TOTENBERG: Nobody's home. That would not surprise me if, for example, Sri Srinivasan went to the Kansas senator's door and didn't get a greeting.
SHAPIRO: Because he's from Kansas.
TOTENBERG: He's from Kansas. And so that's the kind of thing you might expect. It's an attempt to break the Republicans' resolve not to have a hearing because the minute you have a hearing, that means that the next step becomes more and more possible.
SHAPIRO: Given that some Republicans are talking about the nominee being a pinata, are the people President Obama is interviewing basically just setting themselves up to be sacrificial lambs?
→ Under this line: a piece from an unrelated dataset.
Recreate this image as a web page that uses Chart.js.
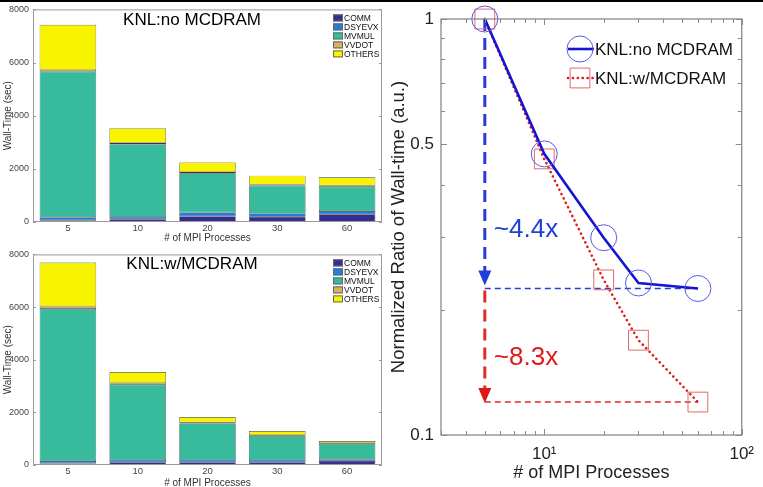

TOTENBERG: Well, there's always the future, and we don't know what's going to happen in the election. Imagine just for a moment that this is November 10 and a Democrat has won the White House and the Democrats have either taken over the Senate or, at the very least, deprived Republican senators of the kind of majority they now have in the Senate. Do you suppose in the lame-duck session they might prefer to pick one of these people, as sort of moderate liberal, compared to the unknown that they might get from the next President Clinton or Sanders?
SHAPIRO: That's NPR's legal affairs correspondent, Nina Totenberg. Thanks, Nina.